Checking on pecan pollination

    Yesterday, I wandered through our pecan cultivar trials to check on the progress of pecan pollination.  At this point, we are half way through pollination. All of the protogynous cultivars are releasing pollen and the protandrous cultivars have receptive pistillate flowers. Pawnee is a protandrous cultivar that is now displaying large, red stigmas on the ends of pistillate flowers (photo above).  The catkins on Pawnee shed their pollen a while back and have now dropped to the ground.

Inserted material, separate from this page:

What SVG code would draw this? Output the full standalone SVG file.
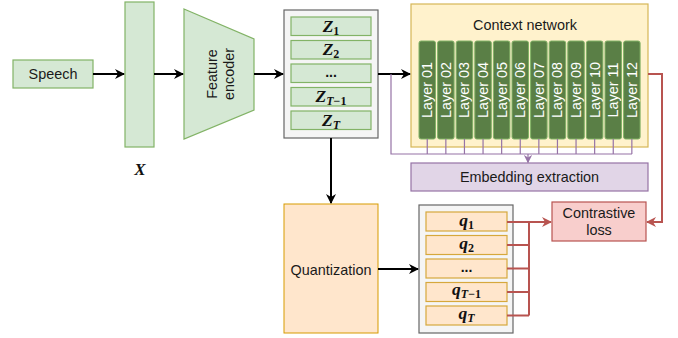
<svg xmlns="http://www.w3.org/2000/svg" width="678" height="338" viewBox="0 0 678 338">
  <style>
    .lbl { font-family: "Liberation Sans", Arial, sans-serif; font-size: 14.4px; fill: #1a1a1a; text-anchor: middle; dominant-baseline: central; }
    .math { font-family: "Liberation Serif", "Times New Roman", serif; font-style: italic; font-weight: bold; font-size: 17.5px; fill: #111; text-anchor: middle; }
    .sub { font-size: 12px; font-style: normal; }
    .subi { font-size: 12px; }
    .dots { font-family: "Liberation Sans", Arial, sans-serif; font-weight: bold; font-size: 14px; fill: #111; text-anchor: middle; }
    .green { fill: #d5e8d4; stroke: #82b366; stroke-width: 1.2; }
    .orange { fill: #ffe6cc; stroke: #d79b00; stroke-width: 1; }
    .qitem { fill: #ffe6cc; stroke: #d6a83c; stroke-width: 1.2; }
    .frame { fill: #f5f5f5; stroke: #666666; stroke-width: 1.2; }
    .layer { fill: #5a7f46; stroke: #82b366; stroke-width: 1; }
    .layertxt { font-family: "Liberation Sans", Arial, sans-serif; font-size: 14.4px; fill: #ffffff; text-anchor: middle; dominant-baseline: central; }
    .blk { stroke: #000; stroke-width: 2; fill: none; }
    .red { stroke: #b85450; stroke-width: 2; fill: none; }
    .pur { stroke: #9673a6; stroke-width: 1.2; fill: none; }
  </style>
  <defs>
    <marker id="arrBlk" viewBox="0 0 10 10" refX="9" refY="5" markerWidth="5" markerHeight="5" orient="auto" markerUnits="strokeWidth">
      <path d="M0,0 L10,5 L0,10 L3,5 z" fill="#000"/>
    </marker>
    <marker id="arrRed" viewBox="0 0 10 10" refX="9" refY="5" markerWidth="5" markerHeight="5" orient="auto" markerUnits="strokeWidth">
      <path d="M0,0 L10,5 L0,10 L3,5 z" fill="#b85450"/>
    </marker>
    <marker id="arrPur" viewBox="0 0 10 10" refX="9" refY="5" markerWidth="7" markerHeight="7" orient="auto" markerUnits="strokeWidth">
      <path d="M0,0 L10,5 L0,10 L3,5 z" fill="#9673a6"/>
    </marker>
  </defs>

  <!-- Input speech -->
  <g id="speech">
    <rect class="green" x="13" y="60" width="80" height="28"/>
    <text class="lbl" x="53" y="74">Speech</text>
  </g>

  <!-- Raw waveform X -->
  <g id="x-input">
    <rect class="green" x="125" y="2" width="29" height="145"/>
    <text x="140" y="175" font-family="'Liberation Serif', serif" font-style="italic" font-weight="bold" font-size="17" text-anchor="middle" fill="#111">X</text>
  </g>

  <!-- Feature encoder -->
  <g id="feature-encoder">
    <polygon class="green" points="184,9 254,39 254,110 184,139"/>
    <g transform="translate(220,74) rotate(-90)">
      <text class="lbl" x="0" y="-8">Feature</text>
      <text class="lbl" x="0" y="9">encoder</text>
    </g>
  </g>

  <!-- Latent representations Z -->
  <g id="latents">
    <rect class="frame" x="284" y="10" width="94" height="128"/>
    <rect class="green" x="291" y="17" width="80" height="18.5"/>
    <text class="math" x="331" y="31.5">Z<tspan class="sub" dy="3">1</tspan></text>
    <rect class="green" x="291" y="40.5" width="80" height="18.5"/>
    <text class="math" x="331" y="55">Z<tspan class="sub" dy="3">2</tspan></text>
    <rect class="green" x="291" y="64" width="80" height="18.5"/>
    <text class="dots" x="331" y="77">...</text>
    <rect class="green" x="291" y="87.5" width="80" height="18.5"/>
    <text class="math" x="331" y="102">Z<tspan class="subi" dy="3">T</tspan><tspan class="sub">−1</tspan></text>
    <rect class="green" x="291" y="111" width="80" height="18.5"/>
    <text class="math" x="331" y="125.5">Z<tspan class="subi" dy="3">T</tspan></text>
  </g>

  <!-- Context network -->
  <g id="context-network">
    <rect x="411" y="4" width="237" height="143" fill="#fff2cc" stroke="#d6b656" stroke-width="1.2"/>
    <text class="lbl" x="525" y="25">Context network</text>
    <g id="layers">
      <rect class="layer" x="419" y="41" width="16.5" height="98" rx="2"/>
      <rect class="layer" x="437.6" y="41" width="16.5" height="98" rx="2"/>
      <rect class="layer" x="456.2" y="41" width="16.5" height="98" rx="2"/>
      <rect class="layer" x="474.8" y="41" width="16.5" height="98" rx="2"/>
      <rect class="layer" x="493.4" y="41" width="16.5" height="98" rx="2"/>
      <rect class="layer" x="512" y="41" width="16.5" height="98" rx="2"/>
      <rect class="layer" x="530.6" y="41" width="16.5" height="98" rx="2"/>
      <rect class="layer" x="549.2" y="41" width="16.5" height="98" rx="2"/>
      <rect class="layer" x="567.8" y="41" width="16.5" height="98" rx="2"/>
      <rect class="layer" x="586.4" y="41" width="16.5" height="98" rx="2"/>
      <rect class="layer" x="605" y="41" width="16.5" height="98" rx="2"/>
      <rect class="layer" x="623.6" y="41" width="16.5" height="98" rx="2"/>
      <text class="layertxt" transform="translate(427.25,90) rotate(-90)">Layer 01</text>
      <text class="layertxt" transform="translate(445.85,90) rotate(-90)">Layer 02</text>
      <text class="layertxt" transform="translate(464.45,90) rotate(-90)">Layer 03</text>
      <text class="layertxt" transform="translate(483.05,90) rotate(-90)">Layer 04</text>
      <text class="layertxt" transform="translate(501.65,90) rotate(-90)">Layer 05</text>
      <text class="layertxt" transform="translate(520.25,90) rotate(-90)">Layer 06</text>
      <text class="layertxt" transform="translate(538.85,90) rotate(-90)">Layer 07</text>
      <text class="layertxt" transform="translate(557.45,90) rotate(-90)">Layer 08</text>
      <text class="layertxt" transform="translate(576.05,90) rotate(-90)">Layer 09</text>
      <text class="layertxt" transform="translate(594.65,90) rotate(-90)">Layer 10</text>
      <text class="layertxt" transform="translate(613.25,90) rotate(-90)">Layer 11</text>
      <text class="layertxt" transform="translate(631.85,90) rotate(-90)">Layer 12</text>
    </g>
  </g>

  <!-- Embedding extraction -->
  <g id="embedding-extraction">
    <rect x="411" y="163" width="237" height="28" fill="#e1d5e7" stroke="#9673a6" stroke-width="1.2"/>
    <text class="lbl" x="529.5" y="177">Embedding extraction</text>
  </g>

  <!-- Quantization -->
  <g id="quantization">
    <rect class="orange" x="284" y="204" width="94" height="129"/>
    <text class="lbl" x="331" y="270">Quantization</text>
  </g>

  <!-- Quantized targets q -->
  <g id="quantized">
    <rect class="frame" x="419" y="205" width="94" height="128"/>
    <rect class="qitem" x="426" y="212" width="81" height="19"/>
    <text class="math" x="466.5" y="225.5">q<tspan class="sub" dy="3">1</tspan></text>
    <rect class="qitem" x="426" y="235.5" width="81" height="19"/>
    <text class="math" x="466.5" y="249">q<tspan class="sub" dy="3">2</tspan></text>
    <rect class="qitem" x="426" y="259" width="81" height="19"/>
    <text class="dots" x="466.5" y="272">...</text>
    <rect class="qitem" x="426" y="282.5" width="81" height="19"/>
    <text class="math" x="466.5" y="295">q<tspan class="subi" dy="3">T</tspan><tspan class="sub">−1</tspan></text>
    <rect class="qitem" x="426" y="306" width="81" height="19"/>
    <text class="math" x="466.5" y="318.5">q<tspan class="subi" dy="3">T</tspan></text>
  </g>

  <!-- Contrastive loss -->
  <g id="contrastive-loss">
    <rect x="552" y="202" width="94" height="39" fill="#f8cecc" stroke="#b85450" stroke-width="1.2"/>
    <text class="lbl" x="599" y="213">Contrastive</text>
    <text class="lbl" x="599" y="230">loss</text>
  </g>

  <!-- Connectors -->
  <g id="connectors">
    <line class="blk" x1="93" y1="74" x2="124" y2="74" marker-end="url(#arrBlk)"/>
    <line class="blk" x1="154" y1="74" x2="183" y2="74" marker-end="url(#arrBlk)"/>
    <line class="blk" x1="254" y1="74" x2="283" y2="74" marker-end="url(#arrBlk)"/>
    <line class="blk" x1="378" y1="74" x2="410" y2="74" marker-end="url(#arrBlk)"/>
    <line class="blk" x1="331" y1="138" x2="331" y2="203" marker-end="url(#arrBlk)"/>
    <line class="blk" x1="378" y1="269" x2="418" y2="269" marker-end="url(#arrBlk)"/>

    <!-- layer outputs gathered for embedding extraction -->
    <path class="pur" d="M391,74 V154 H632"/>
    <path class="pur" d="M427.25,139 V154 M445.85,139 V154 M464.45,139 V154 M483.05,139 V154 M501.65,139 V154 M520.25,139 V154 M538.85,139 V154 M557.45,139 V154 M576.05,139 V154 M594.65,139 V154 M613.25,139 V154 M631.85,139 V154"/>
    <line class="pur" x1="528" y1="154" x2="528" y2="162.5" marker-end="url(#arrPur)"/>

    <!-- context output to contrastive loss -->
    <path class="red" d="M648,74 H662 V222 H647" marker-end="url(#arrRed)"/>

    <!-- quantized targets to contrastive loss -->
    <path class="red" d="M507,245 H529 M507,268.5 H529 M507,292 H529 M507,315.5 H529 M529,222 V315.5"/>
    <line class="red" x1="507" y1="222" x2="551" y2="222" marker-end="url(#arrRed)"/>
  </g>
</svg>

     The pistillate flowers of Kanza are fully pollinated (photo at left). Stigmas of female flowers dry up and turn black once they become pollinated.
    Kanza, being a protogynous cultivar, has late pollen release. Yesterday, Kanza catkins were releasing millions of pollen grains into the warm springtime winds.

    One thing I noticed about pecan flowers is that pistillate flowers of protogynous cultivars are smaller than pistillate flowers of protandrous cultivars.  In the photo above, you can see this size difference. Posey is protogynous while Pawnee is protandrous. By the end of the growing season the nuts of these two cultivars will be roughly the same size.


    While inspecting pecan flowers, I was also reminded that the color of receptive stigmas can vary from green, to orange, to bright red. The photo above illustrates some of this color variation. Both Major and Waccamaw had fully receptive pistillate flowers yesterday. Major displayed green stigmas while the Waccamaw stigmas are bright red. Since pecan trees are wind pollinated, stigma color has zero impact on pollination success. However, stigma color can sometimes be used to help identify certain cultivars.